Given their past support for suspending Russia from the U.N. Human Rights Council, countries more likely to support these efforts include the three permanent members of the United States, the United Kingdom and France, as well as five rotating ones — Albania, Ecuador, Japan, Malta and Switzerland. And getting seven of these eight countries to not show up at any of the sessions would mean Russia’s presidency would be rendered utterly pointless.
It would also paint a powerful image.
Images can embody the spirit of an era, of defiance. From photos of those climbing over the Berlin Wall to that of Saudi Arabia’s launch of its 13-men-strong “girls’ council,” moments captured in time exemplify the constant struggle between light and dark, freedom and coercion. At this moment in time, we have the power to show that democratic nations took a stance, and a picture of an empty Security Council room can be our testimony to history.

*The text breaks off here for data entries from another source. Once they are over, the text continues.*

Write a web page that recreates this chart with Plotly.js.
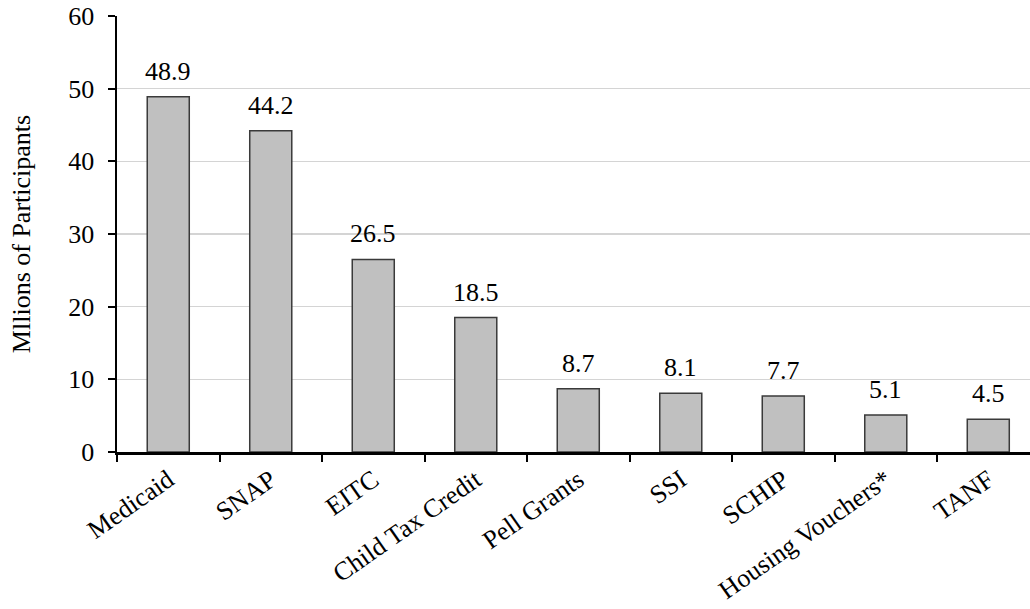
<!DOCTYPE html>
<html>
<head>
<meta charset="utf-8">
<script src="https://cdn.plot.ly/plotly-3.0.1.min.js"></script>
<style>
  html, body { margin: 0; padding: 0; background: #fff; }
  #chart { width: 1030px; height: 609px; }
</style>
</head>
<body>
<div id="chart"></div>
<script>
// Participants by program, in millions
const programs = ["Medicaid", "SNAP", "EITC", "Child Tax Credit", "Pell Grants",
                  "SSI", "SCHIP", "Housing Vouchers*", "TANF"];
const participants = [48.9, 44.2, 26.5, 18.5, 8.7, 8.1, 7.7, 5.1, 4.5];
const yTicks = [0, 10, 20, 30, 40, 50, 60];

const serif = "Liberation Serif, Times New Roman, serif";
const fontSize = 26;

// soft shadow under the category axis
const shadow = [0.12, 0.24, 0.36, 0.5, 0.65, 0.8].map((d, i) => ({
  type: "line", xref: "paper", yref: "y",
  x0: 0.004, x1: 1, y0: -d, y1: -d,
  line: { color: "rgba(70,70,70," + (0.34 - i * 0.055).toFixed(2) + ")", width: 1.2 },
  layer: "below"
}));

// value labels above each bar
const valueLabels = programs.map((p, i) => ({
  x: p, y: participants[i], xref: "x", yref: "y",
  text: participants[i].toFixed(1),
  showarrow: false, yanchor: "bottom", yshift: 9,
  font: { family: serif, size: fontSize, color: "#000" }
}));

const trace = {
  type: "bar",
  x: programs,
  y: participants,
  width: 0.41,
  marker: { color: "#c0c0c0", line: { color: "#3a3a3a", width: 1.5 } },
  hoverinfo: "x+y"
};

const layout = {
  width: 1030, height: 609,
  margin: { l: 117, r: 0, t: 16, b: 157 },
  paper_bgcolor: "#fff", plot_bgcolor: "#fff",
  showlegend: false,
  font: { family: serif, size: fontSize, color: "#000" },
  xaxis: {
    type: "category",
    range: [-0.5, 8.407],
    tickson: "boundaries",
    ticks: "outside", ticklen: 7, tickwidth: 2, tickcolor: "#000",
    showline: true, linecolor: "#000", linewidth: 2.5,
    showgrid: false, zeroline: false,
    tickangle: -35,
    tickfont: { family: serif, size: fontSize, color: "#000" }
  },
  yaxis: {
    range: [0, 60],
    tickvals: yTicks,
    ticks: "outside", ticklen: 7, tickwidth: 2, tickcolor: "#000",
    ticklabelstandoff: 8,
    showline: true, linecolor: "#000", linewidth: 2.5,
    showgrid: true, gridcolor: "#d4d4d4", gridwidth: 1.2,
    zeroline: false,
    tickfont: { family: serif, size: fontSize, color: "#000" },
    title: { text: "Mllions of Participants", standoff: 30,
             font: { family: serif, size: fontSize, color: "#000" } }
  },
  annotations: valueLabels,
  shapes: shadow
};

Plotly.newPlot("chart", [trace], layout, { displayModeBar: false, staticPlot: true });
</script>
</body>
</html>
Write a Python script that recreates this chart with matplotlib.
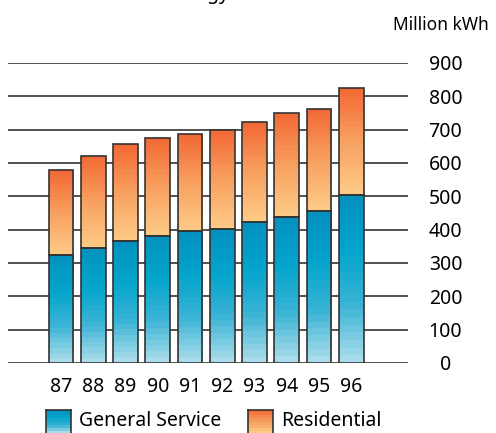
import numpy as np
import matplotlib
matplotlib.use('Agg')
import matplotlib.pyplot as plt
from matplotlib.colors import LinearSegmentedColormap

plt.rcParams['font.family'] = ['Noto Sans', 'DejaVu Sans']

# annual sales, million kWh
years = ['87', '88', '89', '90', '91', '92', '93', '94', '95', '96']
general_service = [325, 345, 367, 382, 396, 402, 423, 438, 455, 505]
total = [579, 622, 658, 676, 686, 698, 722, 749, 762, 826]
residential = [t - g for t, g in zip(total, general_service)]

blue_map = LinearSegmentedColormap.from_list(
    'blue', ['#a8dcea', '#3bb4d6', '#04a5cc', '#0392c0'])
orange_map = LinearSegmentedColormap.from_list(
    'orange', ['#fdca86', '#f8a060', '#f26a35'])

fig = plt.figure(figsize=(4.96, 4.33), dpi=100)
ax = fig.add_axes([8 / 496, 1 - 363 / 433, 400 / 496, 300 / 433])

x = np.arange(len(years))
width = 0.77

# horizontal rules
for v in range(0, 1000, 100):
    ax.axhline(v, color='#222222', lw=1.1, zorder=1)

bars_gs = ax.bar(x, general_service, width, color='none', edgecolor='#333333',
                 lw=1.2, zorder=3)
bars_res = ax.bar(x, residential, width, bottom=general_service, color='none',
                  edgecolor='#333333', lw=1.2, zorder=3)

# banded vertical gradient inside each bar
bands = np.linspace(0, 1, 22).reshape(-1, 1)
for bars, cmap in [(bars_gs, blue_map), (bars_res, orange_map)]:
    for b in bars:
        x0, y0 = b.get_x(), b.get_y()
        im = ax.imshow(bands, cmap=cmap, origin='lower', aspect='auto',
                       interpolation='nearest', zorder=2,
                       extent=[x0, x0 + b.get_width(), y0, y0 + b.get_height()])
        im.set_clip_path(b)

ax.set_xlim(-1.643, 10.76)
ax.set_ylim(0, 900)
for s in ax.spines.values():
    s.set_visible(False)

ax.set_xticks(x)
ax.set_xticklabels(years, fontsize=14)
ax.tick_params(axis='x', length=0, pad=10)

ax.yaxis.tick_right()
ax.set_yticks(range(0, 1000, 100))
ax.tick_params(axis='y', length=0, pad=27, labelsize=14)
for lab in ax.get_yticklabels():
    lab.set_horizontalalignment('center')

fig.text(441 / 496, 1 - 25 / 433, 'Million kWh', ha='center', va='center',
         fontsize=12.5)
fig.text(165 / 496, 1 + 1 / 433, 'Energy Sales', ha='left', va='baseline',
         fontsize=14, fontweight='bold')

# legend swatches
swatch_y = 1 - 434 / 433
for left, cmap, label in [(46, blue_map, 'General Service'),
                          (248, orange_map, 'Residential')]:
    sax = fig.add_axes([left / 496, swatch_y, 25 / 496, 24 / 433])
    sax.imshow(np.linspace(0, 1, 8).reshape(-1, 1), cmap=cmap, origin='lower',
               aspect='auto', interpolation='nearest')
    sax.set_xticks([])
    sax.set_yticks([])
    for s in sax.spines.values():
        s.set_color('#333333')
        s.set_linewidth(1.2)
    fig.text((left + 33) / 496, 1 - 421 / 433, label, ha='left', va='center',
             fontsize=14)

fig.savefig('out.png', dpi=100)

This would, however, only constitute a short-term solution.
Come November 2023, the People’s Republic of China is set to take on the presidency — which means another country found guilty by the U.N. itself of abuses that might amount to crimes against humanity will be leading it. And while this technique can be attempted as often as needed, more must be done.
The U.N.’s lack of democratic procedures, its refusal to include citizens and its incapacity to make binding decisions on many pressing issues — including responses to authoritarian leaders committing crimes worldwide — must be dealt with.
Incredible support has been shown toward Ukrainians amid Russia’s constant aggressions and war so far. And we must ensure that while Russia still has a seat at the table, it sits there alone with its partner in crime, China. We owe it to the people of Ukraine, Hong Kong, Tibet, Xinjiang and all those tortured by authoritarianism.
We cannot stand passively or idly by. This time, let’s prove my father right.